EXTRACTED DATA –
- - - - -

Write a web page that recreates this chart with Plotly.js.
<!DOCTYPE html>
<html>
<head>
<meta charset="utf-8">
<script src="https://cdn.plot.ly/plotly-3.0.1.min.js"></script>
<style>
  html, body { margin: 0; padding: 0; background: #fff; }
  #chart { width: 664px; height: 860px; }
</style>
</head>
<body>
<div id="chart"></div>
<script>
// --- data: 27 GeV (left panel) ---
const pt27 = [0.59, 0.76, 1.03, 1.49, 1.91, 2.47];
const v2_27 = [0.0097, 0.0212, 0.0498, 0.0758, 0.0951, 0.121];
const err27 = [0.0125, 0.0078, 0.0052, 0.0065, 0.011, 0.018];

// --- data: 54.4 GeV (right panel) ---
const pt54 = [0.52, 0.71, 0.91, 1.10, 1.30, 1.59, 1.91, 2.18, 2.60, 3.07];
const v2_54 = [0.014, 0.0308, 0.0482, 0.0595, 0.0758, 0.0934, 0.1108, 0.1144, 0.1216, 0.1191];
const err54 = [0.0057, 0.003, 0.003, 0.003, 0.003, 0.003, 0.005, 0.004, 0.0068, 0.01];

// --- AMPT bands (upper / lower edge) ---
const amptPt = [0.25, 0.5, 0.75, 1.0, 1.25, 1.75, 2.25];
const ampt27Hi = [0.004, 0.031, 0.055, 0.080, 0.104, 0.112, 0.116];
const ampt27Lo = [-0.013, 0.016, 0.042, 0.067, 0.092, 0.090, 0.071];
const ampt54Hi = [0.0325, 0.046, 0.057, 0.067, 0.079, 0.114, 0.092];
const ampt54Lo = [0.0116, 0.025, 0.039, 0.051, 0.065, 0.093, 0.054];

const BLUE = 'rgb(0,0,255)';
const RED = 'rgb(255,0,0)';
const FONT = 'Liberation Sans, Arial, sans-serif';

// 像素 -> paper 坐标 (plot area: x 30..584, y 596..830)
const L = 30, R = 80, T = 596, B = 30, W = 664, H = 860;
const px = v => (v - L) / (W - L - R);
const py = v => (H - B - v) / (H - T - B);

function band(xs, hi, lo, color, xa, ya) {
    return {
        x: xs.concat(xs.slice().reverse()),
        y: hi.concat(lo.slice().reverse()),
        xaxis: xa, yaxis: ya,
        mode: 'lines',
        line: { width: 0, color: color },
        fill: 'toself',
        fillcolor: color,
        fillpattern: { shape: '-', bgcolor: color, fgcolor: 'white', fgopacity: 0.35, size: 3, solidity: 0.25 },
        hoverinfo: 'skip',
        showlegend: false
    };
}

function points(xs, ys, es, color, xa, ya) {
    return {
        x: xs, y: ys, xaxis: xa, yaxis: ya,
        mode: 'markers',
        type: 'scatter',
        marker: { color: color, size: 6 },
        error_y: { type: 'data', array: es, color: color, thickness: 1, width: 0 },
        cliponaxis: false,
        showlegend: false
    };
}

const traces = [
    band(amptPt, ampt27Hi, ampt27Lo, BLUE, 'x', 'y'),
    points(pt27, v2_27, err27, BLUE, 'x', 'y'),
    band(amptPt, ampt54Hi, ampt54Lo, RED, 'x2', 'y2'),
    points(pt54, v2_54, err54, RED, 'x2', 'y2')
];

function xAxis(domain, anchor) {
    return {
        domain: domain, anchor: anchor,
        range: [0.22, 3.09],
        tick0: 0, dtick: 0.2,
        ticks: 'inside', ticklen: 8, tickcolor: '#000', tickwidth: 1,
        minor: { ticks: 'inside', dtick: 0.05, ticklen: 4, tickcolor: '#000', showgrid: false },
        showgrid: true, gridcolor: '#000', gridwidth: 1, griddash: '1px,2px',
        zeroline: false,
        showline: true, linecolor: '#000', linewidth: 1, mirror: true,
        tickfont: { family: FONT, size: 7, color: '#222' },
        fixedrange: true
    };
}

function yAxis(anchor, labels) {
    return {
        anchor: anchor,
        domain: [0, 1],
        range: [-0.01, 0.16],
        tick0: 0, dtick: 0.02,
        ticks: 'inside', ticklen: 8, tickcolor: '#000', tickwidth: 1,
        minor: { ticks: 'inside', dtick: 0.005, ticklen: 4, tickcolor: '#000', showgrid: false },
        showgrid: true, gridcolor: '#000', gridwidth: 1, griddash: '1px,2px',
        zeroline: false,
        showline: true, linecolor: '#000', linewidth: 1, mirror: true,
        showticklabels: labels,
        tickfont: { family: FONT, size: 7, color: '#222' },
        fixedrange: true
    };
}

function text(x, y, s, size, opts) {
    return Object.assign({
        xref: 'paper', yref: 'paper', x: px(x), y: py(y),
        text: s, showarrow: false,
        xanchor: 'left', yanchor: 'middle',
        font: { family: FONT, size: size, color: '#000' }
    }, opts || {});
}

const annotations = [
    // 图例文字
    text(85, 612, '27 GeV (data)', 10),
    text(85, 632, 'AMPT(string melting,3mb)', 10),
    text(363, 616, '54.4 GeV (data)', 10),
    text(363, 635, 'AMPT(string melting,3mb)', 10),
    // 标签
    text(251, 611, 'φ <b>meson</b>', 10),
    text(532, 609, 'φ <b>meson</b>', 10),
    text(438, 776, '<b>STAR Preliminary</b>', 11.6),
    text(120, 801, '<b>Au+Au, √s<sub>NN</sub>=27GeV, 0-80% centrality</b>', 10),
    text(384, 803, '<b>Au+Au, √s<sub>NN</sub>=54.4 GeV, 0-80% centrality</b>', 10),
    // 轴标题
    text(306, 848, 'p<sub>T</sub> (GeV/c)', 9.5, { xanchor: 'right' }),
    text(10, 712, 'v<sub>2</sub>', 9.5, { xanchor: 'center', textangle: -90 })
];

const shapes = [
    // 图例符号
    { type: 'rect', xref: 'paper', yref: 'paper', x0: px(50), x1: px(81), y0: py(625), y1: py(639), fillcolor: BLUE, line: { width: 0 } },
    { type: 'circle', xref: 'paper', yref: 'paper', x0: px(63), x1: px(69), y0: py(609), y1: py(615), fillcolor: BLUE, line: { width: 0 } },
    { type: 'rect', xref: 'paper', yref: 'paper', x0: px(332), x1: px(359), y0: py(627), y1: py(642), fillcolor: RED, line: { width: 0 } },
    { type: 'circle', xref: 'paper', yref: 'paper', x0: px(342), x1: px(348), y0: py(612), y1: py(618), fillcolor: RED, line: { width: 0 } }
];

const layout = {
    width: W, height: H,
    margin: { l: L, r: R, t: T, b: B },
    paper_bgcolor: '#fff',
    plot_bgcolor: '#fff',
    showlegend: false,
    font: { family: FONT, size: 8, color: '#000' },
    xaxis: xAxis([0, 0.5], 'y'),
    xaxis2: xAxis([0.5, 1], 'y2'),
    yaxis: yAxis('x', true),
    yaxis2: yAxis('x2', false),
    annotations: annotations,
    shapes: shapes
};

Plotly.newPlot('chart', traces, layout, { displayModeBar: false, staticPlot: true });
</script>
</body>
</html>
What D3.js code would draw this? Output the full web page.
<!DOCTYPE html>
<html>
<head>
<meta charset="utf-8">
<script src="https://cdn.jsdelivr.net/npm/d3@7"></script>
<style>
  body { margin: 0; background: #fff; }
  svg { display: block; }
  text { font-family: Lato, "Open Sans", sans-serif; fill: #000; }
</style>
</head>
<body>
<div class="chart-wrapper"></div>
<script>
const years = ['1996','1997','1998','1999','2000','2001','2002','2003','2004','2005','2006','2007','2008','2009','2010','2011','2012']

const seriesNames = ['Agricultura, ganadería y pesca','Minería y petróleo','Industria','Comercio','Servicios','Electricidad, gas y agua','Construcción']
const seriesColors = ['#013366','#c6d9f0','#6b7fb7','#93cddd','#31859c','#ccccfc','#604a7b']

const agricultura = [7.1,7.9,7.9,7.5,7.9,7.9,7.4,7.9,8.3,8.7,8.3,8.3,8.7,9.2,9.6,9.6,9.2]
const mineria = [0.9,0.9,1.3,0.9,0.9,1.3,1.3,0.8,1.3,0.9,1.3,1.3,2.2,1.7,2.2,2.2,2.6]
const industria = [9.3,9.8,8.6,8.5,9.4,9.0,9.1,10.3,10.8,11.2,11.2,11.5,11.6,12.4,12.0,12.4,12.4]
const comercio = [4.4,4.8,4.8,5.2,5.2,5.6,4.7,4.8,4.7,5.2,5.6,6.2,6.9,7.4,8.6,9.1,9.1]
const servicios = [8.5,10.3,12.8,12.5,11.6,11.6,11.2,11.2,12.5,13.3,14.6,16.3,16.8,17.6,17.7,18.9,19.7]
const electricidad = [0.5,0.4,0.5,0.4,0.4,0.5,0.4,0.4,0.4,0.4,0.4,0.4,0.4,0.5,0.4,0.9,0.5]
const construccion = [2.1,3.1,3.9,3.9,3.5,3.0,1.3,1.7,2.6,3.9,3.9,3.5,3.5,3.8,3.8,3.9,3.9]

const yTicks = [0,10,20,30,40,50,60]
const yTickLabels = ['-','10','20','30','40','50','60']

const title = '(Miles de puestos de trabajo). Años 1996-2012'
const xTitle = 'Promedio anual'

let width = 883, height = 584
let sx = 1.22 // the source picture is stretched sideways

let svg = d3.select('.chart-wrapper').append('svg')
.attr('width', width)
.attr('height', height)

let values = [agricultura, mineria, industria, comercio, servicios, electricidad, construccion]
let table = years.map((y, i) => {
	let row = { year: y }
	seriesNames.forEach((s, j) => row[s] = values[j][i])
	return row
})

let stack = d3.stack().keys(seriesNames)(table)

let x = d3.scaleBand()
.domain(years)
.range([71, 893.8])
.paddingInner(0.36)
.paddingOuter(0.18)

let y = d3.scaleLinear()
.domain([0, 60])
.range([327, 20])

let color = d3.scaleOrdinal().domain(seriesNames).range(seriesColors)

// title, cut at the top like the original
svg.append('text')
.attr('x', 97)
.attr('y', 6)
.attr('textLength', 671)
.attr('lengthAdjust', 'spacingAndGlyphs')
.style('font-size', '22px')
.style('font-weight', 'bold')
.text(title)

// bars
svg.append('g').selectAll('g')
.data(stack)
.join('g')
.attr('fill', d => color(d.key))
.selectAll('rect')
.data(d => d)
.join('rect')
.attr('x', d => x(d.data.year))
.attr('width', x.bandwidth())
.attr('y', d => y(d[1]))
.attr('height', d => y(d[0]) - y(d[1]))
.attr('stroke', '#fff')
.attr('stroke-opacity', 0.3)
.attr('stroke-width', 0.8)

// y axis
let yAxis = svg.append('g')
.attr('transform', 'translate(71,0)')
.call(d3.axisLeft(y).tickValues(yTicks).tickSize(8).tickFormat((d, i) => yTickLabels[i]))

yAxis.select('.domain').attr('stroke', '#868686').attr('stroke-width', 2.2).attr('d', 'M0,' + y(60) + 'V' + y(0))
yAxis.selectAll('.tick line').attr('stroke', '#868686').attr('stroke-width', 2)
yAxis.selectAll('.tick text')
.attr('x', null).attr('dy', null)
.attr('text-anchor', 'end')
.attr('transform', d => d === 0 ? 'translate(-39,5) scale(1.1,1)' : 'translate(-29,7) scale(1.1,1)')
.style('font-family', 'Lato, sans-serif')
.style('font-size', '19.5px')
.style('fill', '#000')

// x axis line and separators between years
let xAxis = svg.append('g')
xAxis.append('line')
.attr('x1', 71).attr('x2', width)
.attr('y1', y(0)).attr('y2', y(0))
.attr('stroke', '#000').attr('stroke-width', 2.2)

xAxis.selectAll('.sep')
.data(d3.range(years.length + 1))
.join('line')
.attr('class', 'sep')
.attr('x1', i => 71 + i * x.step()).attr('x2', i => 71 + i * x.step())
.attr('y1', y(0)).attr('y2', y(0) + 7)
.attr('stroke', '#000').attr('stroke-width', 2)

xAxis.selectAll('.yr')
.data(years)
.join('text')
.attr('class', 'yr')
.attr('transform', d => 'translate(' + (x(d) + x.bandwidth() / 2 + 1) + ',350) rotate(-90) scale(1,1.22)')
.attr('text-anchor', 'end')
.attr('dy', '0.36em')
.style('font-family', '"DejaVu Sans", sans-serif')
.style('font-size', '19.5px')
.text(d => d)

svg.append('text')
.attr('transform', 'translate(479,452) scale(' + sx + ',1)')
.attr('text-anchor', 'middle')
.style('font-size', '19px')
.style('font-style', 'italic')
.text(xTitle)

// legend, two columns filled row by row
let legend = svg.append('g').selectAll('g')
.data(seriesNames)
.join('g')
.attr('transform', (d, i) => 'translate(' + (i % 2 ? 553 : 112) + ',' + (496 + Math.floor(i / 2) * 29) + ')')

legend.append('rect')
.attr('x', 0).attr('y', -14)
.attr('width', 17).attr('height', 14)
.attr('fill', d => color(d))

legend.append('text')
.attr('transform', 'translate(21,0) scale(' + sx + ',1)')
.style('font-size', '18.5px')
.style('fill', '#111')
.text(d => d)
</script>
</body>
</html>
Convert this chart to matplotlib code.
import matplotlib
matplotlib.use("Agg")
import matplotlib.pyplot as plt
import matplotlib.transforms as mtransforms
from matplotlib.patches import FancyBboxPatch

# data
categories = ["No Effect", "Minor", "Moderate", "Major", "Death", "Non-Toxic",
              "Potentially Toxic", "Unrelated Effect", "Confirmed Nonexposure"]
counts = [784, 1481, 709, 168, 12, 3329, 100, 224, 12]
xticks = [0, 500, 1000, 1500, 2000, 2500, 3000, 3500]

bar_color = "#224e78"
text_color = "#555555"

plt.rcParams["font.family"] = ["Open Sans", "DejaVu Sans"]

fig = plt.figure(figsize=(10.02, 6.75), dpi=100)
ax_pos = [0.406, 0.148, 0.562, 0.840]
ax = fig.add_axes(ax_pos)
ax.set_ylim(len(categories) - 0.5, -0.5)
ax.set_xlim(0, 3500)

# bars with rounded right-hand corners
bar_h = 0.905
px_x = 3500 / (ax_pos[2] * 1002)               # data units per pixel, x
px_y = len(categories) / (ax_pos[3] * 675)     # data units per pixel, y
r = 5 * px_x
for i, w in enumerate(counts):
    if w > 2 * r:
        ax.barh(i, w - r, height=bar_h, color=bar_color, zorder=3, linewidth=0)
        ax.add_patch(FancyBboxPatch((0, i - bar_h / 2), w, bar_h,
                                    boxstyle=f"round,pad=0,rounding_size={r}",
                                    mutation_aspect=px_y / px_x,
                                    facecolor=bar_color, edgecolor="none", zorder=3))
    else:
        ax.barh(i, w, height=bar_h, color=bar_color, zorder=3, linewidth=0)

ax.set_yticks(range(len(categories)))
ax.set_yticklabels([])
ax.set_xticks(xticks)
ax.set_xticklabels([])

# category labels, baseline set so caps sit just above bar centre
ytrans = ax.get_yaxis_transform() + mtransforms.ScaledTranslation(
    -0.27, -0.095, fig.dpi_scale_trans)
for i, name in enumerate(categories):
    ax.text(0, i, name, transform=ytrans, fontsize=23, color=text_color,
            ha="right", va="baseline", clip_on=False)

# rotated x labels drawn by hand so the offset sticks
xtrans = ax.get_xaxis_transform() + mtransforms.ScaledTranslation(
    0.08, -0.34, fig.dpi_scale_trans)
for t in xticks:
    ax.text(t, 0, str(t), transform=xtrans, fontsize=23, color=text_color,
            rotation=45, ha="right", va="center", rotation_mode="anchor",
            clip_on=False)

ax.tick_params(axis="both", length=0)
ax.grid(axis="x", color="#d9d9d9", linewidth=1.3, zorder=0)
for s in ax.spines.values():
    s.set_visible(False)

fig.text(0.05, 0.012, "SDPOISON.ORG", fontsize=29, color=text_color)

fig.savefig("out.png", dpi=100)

- - - - -

WHAT IS REQUIRED – Please reproduce exactly the lines above, beginning with the first and ending with the line that contains "0.004, 0.0068, 0.01];", and include nothing outside that range.

WRITTEN RESPONSE –
Write a web page that recreates this chart with Plotly.js.
<!DOCTYPE html>
<html>
<head>
<meta charset="utf-8">
<script src="https://cdn.plot.ly/plotly-3.0.1.min.js"></script>
<style>
  html, body { margin: 0; padding: 0; background: #fff; }
  #chart { width: 664px; height: 860px; }
</style>
</head>
<body>
<div id="chart"></div>
<script>
// --- data: 27 GeV (left panel) ---
const pt27 = [0.59, 0.76, 1.03, 1.49, 1.91, 2.47];
const v2_27 = [0.0097, 0.0212, 0.0498, 0.0758, 0.0951, 0.121];
const err27 = [0.0125, 0.0078, 0.0052, 0.0065, 0.011, 0.018];

// --- data: 54.4 GeV (right panel) ---
const pt54 = [0.52, 0.71, 0.91, 1.10, 1.30, 1.59, 1.91, 2.18, 2.60, 3.07];
const v2_54 = [0.014, 0.0308, 0.0482, 0.0595, 0.0758, 0.0934, 0.1108, 0.1144, 0.1216, 0.1191];
const err54 = [0.0057, 0.003, 0.003, 0.003, 0.003, 0.003, 0.005, 0.004, 0.0068, 0.01];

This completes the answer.